*PROVIDED MATERIAL*.
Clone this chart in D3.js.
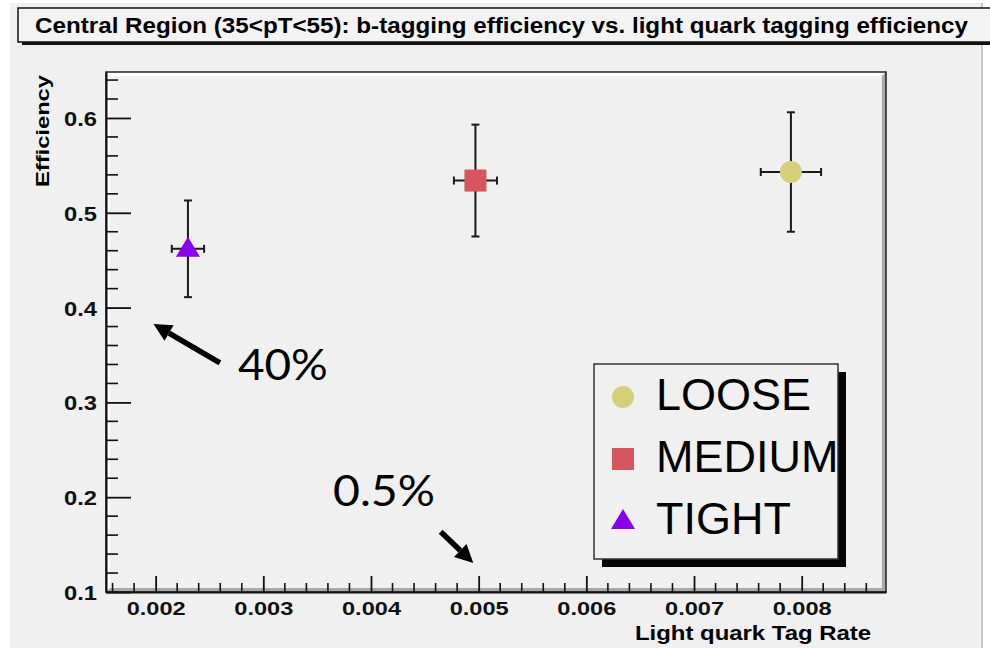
<!DOCTYPE html>
<html>
<head>
<meta charset="utf-8">
<script src="https://cdn.jsdelivr.net/npm/d3@7"></script>
<style>
  html, body { margin: 0; padding: 0; background: #ffffff; }
  svg { display: block; }
</style>
</head>
<body>
<svg id="chart" width="990" height="650"></svg>
<script>
// Working points of the b-tagger (central region, 35 < pT < 55)
const workingPoints = ["LOOSE", "MEDIUM", "TIGHT"];
const tagRate       = [0.0079, 0.00497, 0.0023];     // light quark tag rate
const tagRateErr    = [0.00028, 0.0002, 0.00015];
const efficiency    = [0.543, 0.534, 0.462];         // b-tagging efficiency
const efficiencyErr = [0.063, 0.059, 0.051];
const markerColors  = ["#d4cf78", "#d5565e", "#8a00ee"];
const markerShapes  = ["circle", "square", "triangle"];

const xTickValues = [0.002, 0.003, 0.004, 0.005, 0.006, 0.007, 0.008];
const yTickValues = [0.1, 0.2, 0.3, 0.4, 0.5, 0.6];
const xDomain = [0.001539, 0.008783];
const yDomain = [0.1, 0.6485];

const titleText = "Central Region (35<pT<55): b-tagging efficiency vs. light quark tagging  efficiency";
const xTitle = "Light quark Tag Rate";
const yTitle = "Efficiency";

// Hand-written notes with arrows (data coordinates)
const notes = [
  { text: "40%",  tx: 0.002764, ty: 0.3236, x1: 0.002597, y1: 0.3416, x2: 0.00198, y2: 0.3827, width: 90 },
  { text: "0.5%", tx: 0.003647, ty: 0.1907, x1: 0.004647, y1: 0.1636, x2: 0.00495, y2: 0.1306, width: 102 }
];

const svg = d3.select("#chart");
const frame = { left: 106, top: 72, right: 886, bottom: 592 };
const x = d3.scaleLinear().domain(xDomain).range([frame.left, frame.right]);
const y = d3.scaleLinear().domain(yDomain).range([frame.bottom, frame.top]);
const labelFont = "'Liberation Sans', Arial, Helvetica, sans-serif";

// Canvas background
svg.append("rect").attr("x", 10).attr("y", 3).attr("width", 972).attr("height", 645)
  .attr("fill", "#f0f0f0");
svg.append("line").attr("x1", 982).attr("x2", 982).attr("y1", 3).attr("y2", 648)
  .attr("stroke", "#b8b8b8").attr("stroke-width", 1.5);

// Title box with drop shadow
svg.append("rect").attr("x", 22).attr("y", 11).attr("width", 980).attr("height", 34).attr("fill", "#111");
svg.append("rect").attr("x", 18).attr("y", 8).attr("width", 980).attr("height", 34)
  .attr("fill", "#f3f3f3").attr("stroke", "#111").attr("stroke-width", 1.5);
svg.append("text").attr("x", 35).attr("y", 33)
  .attr("font-family", labelFont).attr("font-weight", "bold").attr("font-size", 22.5)
  .attr("textLength", 933).attr("lengthAdjust", "spacingAndGlyphs")
  .text(titleText);

// Frame with raised bevel
const b = 4;
const L = frame.left, T = frame.top, R = frame.right, B = frame.bottom;
svg.append("rect").attr("x", L).attr("y", T).attr("width", R - L).attr("height", B - T).attr("fill", "#f0f0f0");
svg.append("polygon").attr("fill", "#ffffff")
  .attr("points", [[L, T], [R, T], [R - b, T + b], [L + b, T + b], [L + b, B - b], [L, B]].join(" "));
svg.append("polygon").attr("fill", "#a9a9a9")
  .attr("points", [[R, T], [R, B], [L, B], [L + b, B - b], [R - b, B - b], [R - b, T + b]].join(" "));
svg.append("rect").attr("x", L).attr("y", T).attr("width", R - L).attr("height", B - T)
  .attr("fill", "none").attr("stroke", "#222").attr("stroke-width", 1.5);

// Axes: major ticks from the axis generators, minor ticks from sub-divisions
const xAxis = d3.axisBottom(x).tickValues(xTickValues).tickSize(-16).tickSizeOuter(0)
  .tickFormat(d3.format(".3f")).tickPadding(7);
const gx = svg.append("g").attr("transform", `translate(0,${B})`).call(xAxis);
gx.select(".domain").attr("stroke", "#111").attr("stroke-width", 2);
gx.selectAll(".tick line").attr("stroke", "#111").attr("stroke-width", 1.8);
gx.selectAll(".tick text")
  .attr("font-family", labelFont).attr("font-weight", "bold").attr("font-size", 19)
  .attr("fill", "#111").attr("y", 23).attr("dy", 0)
  .attr("textLength", 59).attr("lengthAdjust", "spacingAndGlyphs");

const xMinor = d3.range(0.0016, xDomain[1], 0.0002).filter(v => Math.abs(v / 0.001 - Math.round(v / 0.001)) > 0.01);
svg.append("g").selectAll("line").data(xMinor).join("line")
  .attr("x1", d => x(d)).attr("x2", d => x(d)).attr("y1", B).attr("y2", B - 9)
  .attr("stroke", "#111").attr("stroke-width", 1.6);

const yAxis = d3.axisLeft(y).tickValues(yTickValues).tickSize(-25).tickSizeOuter(0)
  .tickFormat(d3.format(".1f")).tickPadding(9);
const gy = svg.append("g").attr("transform", `translate(${L},0)`).call(yAxis);
gy.select(".domain").attr("stroke", "#111").attr("stroke-width", 2);
gy.selectAll(".tick line").attr("stroke", "#111").attr("stroke-width", 1.8);
gy.selectAll(".tick text")
  .attr("font-family", labelFont).attr("font-weight", "bold").attr("font-size", 21)
  .attr("fill", "#111").attr("x", -9).attr("dy", "0.36em")
  .attr("textLength", 33).attr("lengthAdjust", "spacingAndGlyphs");

const yMinor = d3.range(0.12, yDomain[1], 0.02).filter(v => Math.abs(v * 10 - Math.round(v * 10)) > 0.01);
svg.append("g").selectAll("line").data(yMinor).join("line")
  .attr("x1", L).attr("x2", L + 12).attr("y1", d => y(d)).attr("y2", d => y(d))
  .attr("stroke", "#111").attr("stroke-width", 1.6);

// Axis titles
svg.append("text").attr("transform", `translate(49,${T + 3}) rotate(-90)`)
  .attr("text-anchor", "end")
  .attr("font-family", labelFont).attr("font-weight", "bold").attr("font-size", 19)
  .attr("textLength", 112).attr("lengthAdjust", "spacingAndGlyphs")
  .text(yTitle);
svg.append("text").attr("x", 871).attr("y", 640).attr("text-anchor", "end")
  .attr("font-family", labelFont).attr("font-weight", "bold").attr("font-size", 20)
  .attr("textLength", 236).attr("lengthAdjust", "spacingAndGlyphs")
  .text(xTitle);

// Marker shapes
const markerPath = {
  circle: d3.symbol(d3.symbolCircle, Math.PI * 11 * 11),
  square: d3.symbol(d3.symbolSquare, 22 * 22),
  triangle: () => "M0,-12L12,8L-12,8Z"
};

// Error bars and markers
const pts = workingPoints.map((name, i) => ({
  name, x: tagRate[i], ex: tagRateErr[i], y: efficiency[i], ey: efficiencyErr[i],
  color: markerColors[i], shape: markerShapes[i]
}));
const cap = 4;
const eb = svg.append("g").attr("stroke", "#1a1a1a").attr("stroke-width", 2);
pts.forEach(p => {
  const cx = x(p.x), cy = y(p.y);
  const yt = y(p.y + p.ey), yb = y(p.y - p.ey);
  const xl = x(p.x - p.ex), xr = x(p.x + p.ex);
  eb.append("line").attr("x1", cx).attr("x2", cx).attr("y1", yt).attr("y2", yb);
  eb.append("line").attr("x1", xl).attr("x2", xr).attr("y1", cy).attr("y2", cy);
  eb.append("line").attr("x1", cx - cap).attr("x2", cx + cap).attr("y1", yt).attr("y2", yt);
  eb.append("line").attr("x1", cx - cap).attr("x2", cx + cap).attr("y1", yb).attr("y2", yb);
  eb.append("line").attr("x1", xl).attr("x2", xl).attr("y1", cy - cap).attr("y2", cy + cap);
  eb.append("line").attr("x1", xr).attr("x2", xr).attr("y1", cy - cap).attr("y2", cy + cap);
});
svg.append("g").selectAll("path").data(pts).join("path")
  .attr("transform", d => `translate(${x(d.x)},${y(d.y)})`)
  .attr("d", d => markerPath[d.shape]())
  .attr("fill", d => d.color);

// Legend with shadow
const lg = { x: 594, y: 364, w: 244, h: 195 };
svg.append("rect").attr("x", lg.x + 8).attr("y", lg.y + 8).attr("width", lg.w).attr("height", lg.h).attr("fill", "#050505");
svg.append("rect").attr("x", lg.x).attr("y", lg.y).attr("width", lg.w).attr("height", lg.h)
  .attr("fill", "#f0f0f0").attr("stroke", "#333").attr("stroke-width", 1.5);
const legendRows = svg.append("g").selectAll("g").data(pts).join("g")
  .attr("transform", (d, i) => `translate(${lg.x},${lg.y + 33 + i * 62})`);
legendRows.append("path")
  .attr("transform", "translate(29,0)")
  .attr("d", d => markerPath[d.shape]())
  .attr("fill", d => d.color);
legendRows.append("text")
  .attr("x", 62).attr("y", 13)
  .attr("font-family", labelFont).attr("font-size", 45)
  .attr("fill", "#000")
  .text(d => d.name);

// Notes with arrows
const noteFont = "Lato, 'Open Sans', 'Noto Sans', sans-serif";
notes.forEach(n => {
  const x1 = x(n.x1), y1 = y(n.y1), x2 = x(n.x2), y2 = y(n.y2);
  const ang = Math.atan2(y2 - y1, x2 - x1);
  const hl = 18, hw = 9;
  const bx = x2 - hl * Math.cos(ang), by = y2 - hl * Math.sin(ang);
  svg.append("line").attr("x1", x1).attr("y1", y1).attr("x2", bx).attr("y2", by)
    .attr("stroke", "#000").attr("stroke-width", 5.5);
  const px = -Math.sin(ang), py = Math.cos(ang);
  svg.append("polygon").attr("fill", "#000")
    .attr("points", [[x2, y2], [bx + hw * px, by + hw * py], [bx - hw * px, by - hw * py]].join(" "));
  svg.append("text").attr("x", x(n.tx)).attr("y", y(n.ty))
    .attr("font-family", noteFont).attr("font-size", 43).attr("fill", "#000")
    .attr("textLength", n.width).attr("lengthAdjust", "spacingAndGlyphs")
    .text(n.text);
});
</script>
</body>
</html>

*AIM OF THE TASK*. Print, exactly as written, the lines above from the first one to the one containing "const yDomain = [0.1, 0.6485];". Leave out pictures.

*FULL OUTPUT*.
Clone this chart in D3.js.
<!DOCTYPE html>
<html>
<head>
<meta charset="utf-8">
<script src="https://cdn.jsdelivr.net/npm/d3@7"></script>
<style>
  html, body { margin: 0; padding: 0; background: #ffffff; }
  svg { display: block; }
</style>
</head>
<body>
<svg id="chart" width="990" height="650"></svg>
<script>
// Working points of the b-tagger (central region, 35 < pT < 55)
const workingPoints = ["LOOSE", "MEDIUM", "TIGHT"];
const tagRate       = [0.0079, 0.00497, 0.0023];     // light quark tag rate
const tagRateErr    = [0.00028, 0.0002, 0.00015];
const efficiency    = [0.543, 0.534, 0.462];         // b-tagging efficiency
const efficiencyErr = [0.063, 0.059, 0.051];
const markerColors  = ["#d4cf78", "#d5565e", "#8a00ee"];
const markerShapes  = ["circle", "square", "triangle"];

const xTickValues = [0.002, 0.003, 0.004, 0.005, 0.006, 0.007, 0.008];
const yTickValues = [0.1, 0.2, 0.3, 0.4, 0.5, 0.6];
const xDomain = [0.001539, 0.008783];
const yDomain = [0.1, 0.6485];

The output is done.